Prior losses make placing a homeowner policy all the more difficult. “Mysterious disappearance” claims in particular can kill remarketing the HO policy. These unexplained losses are major red flags.
In addition, homeowner carriers usually have restrictions and capacity limitations for jewelry. Many carriers are not willing to write higher-value jewelry. It can be difficult to find a policy that adequately covers jewelry and also offers the client a competitive price.
A stand-alone jewelry policy (personal articles floater—PAF) addresses the jewelry need without impacting the homeowners policy. You can offer your client the best HO policy at the best price, then offer a standalone policy for jewelry—either from the same carrier or though a company specializing in personal jewelry coverage.
Standalone policy is better for the INSURED:
- Larger schedules
- Higher item values—expensive jewelry not excluded.
- Significant premium discounts (alarm, safe, appraisals, etc.)
- Jewelry claims do not impact homeowner coverage.
Standalone policy is better for the AGENT:
- Emotional importance of jewelry for client means you have an extra opportunity to impress client with your care and expertise.
- Cross-selling opportunities
Jewelry can be the toe-in-the-door for other coverage. It can be the cornerstone of all your business with the client, both personal and commercial.
- You retain control of account and enhance client’s reliance on you.
Far from being more costly, this solution generally means savings to the client. Standalone jewelry policies are quite competitive in price, and often they are the least expensive choice. Some insurers offer premium discounts not available on homeowner coverage. In the event of a jewelry loss, the homeowner policy—and the client’s claim-free status—are not affected.

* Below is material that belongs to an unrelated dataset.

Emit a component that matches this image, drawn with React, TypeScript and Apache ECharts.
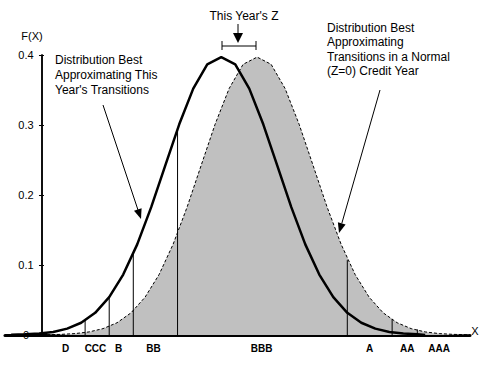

While jewelry is usually a low-premium item, it has great emotional value to the client. Jewelry can be the cornerstone to all your business with that client, both personal and commercial. Rather than simply referring a client to a direct jewelry insurer, it is better to seek an agency appointment and place coverage yourself. That way you retain control of the account, earn a commission, and also enhance the client’s trust and reliance on you.
A word of caution:
Not all standalone jewelry policies offer a cash settlement option. This could have devastating consequences for the agent, even if the agent had only recommended the insurer. Not informing the client that a carrier offers only repair-or-replace settlements (no cash) could leave the agent open to an errors and omissions (E&O) problem. Even short of such an extreme consequence, a client who is dissatisfied at claim time can retaliate by taking all his business elsewhere.
Be sure the standalone policy you offer includes an option for cash settlement.
FOR AGENTS & UNDERWRITERS
Insure scheduled jewelry under a standalone policy, rather than including it in the homeowners policy. This is especially important for larger schedules, which may exceed HO capacity or per-item limits.
Point out to your clients the advantages of the separate policy:
- broader coverage at lower cost
- higher item and schedule values
- jewelry claim will not affect HO rates and availability
Being aware of the emotional importance people attach to their jewelry, emphasize how the standalone PAF offers extra protection. Use jewelry to increase your connection with the client.
Be sure the jewelry policy includes a cash settlement option.
A standalone jewelry policy benefits the adjuster because the separate application usually requires more information specific to the jewelry, as well as better documentation.
Be sure to ask the underwriter for appraisals, sales receipts, gem reports, photographs, and any other information on file.